The understanding, even compassion, that Humanity in Algiers displays towards slave owners was a difficult topic for my graduate students, as was its gradualist approach to abolition. These were also topics they anticipated having difficulty with in the undergraduate classroom. We did, however, reflect on the ways in which this text might prompt students to break out of the set patterns that tend to direct classroom discussions of tough issues, especially slavery and race. I shared with my graduate students the outlines of a conversation I had had in my first year of teaching with an undergraduate who had come to my office after a class on Equiano, grappling with the knowledge that her ancestors had owned slaves. This was a response I had never anticipated and was unprepared to address in a way that the student clearly needed and deserved. How could and should I, as a literature teacher, respond to her sudden alienation from her familial past as well as her worries, as an observant Christian, about whether these ancestors had been condemned to hell for this sin? Humanity in Algiers does not answer this question, but it compels us to inhabit the positions of people struggling to do the right thing, even if in the slowest and most incomplete of ways.

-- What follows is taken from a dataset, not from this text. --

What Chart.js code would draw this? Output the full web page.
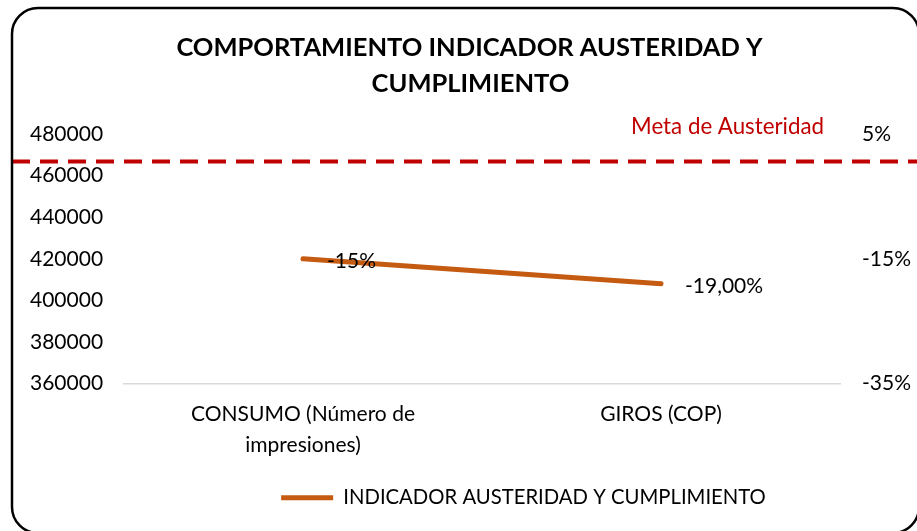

It also shows how what is to us today – and just is, without respect to place and time — one of the starkest moral issues, was seen by its practitioners as a matter clouded by custom, culture, economy, and of course convenience. To consider slavery in this way is not to diminish the sins of the past, but rather to prevent us from taking refuge in the easy righteousness of hindsight, for it forces us to consider what present practices of ours the future will consider in the most unambiguous terms as wrong. In this way alone, advancing critical perspectives to consider the moral dilemmas of the present, Humanity in Algiers has potential for great impact.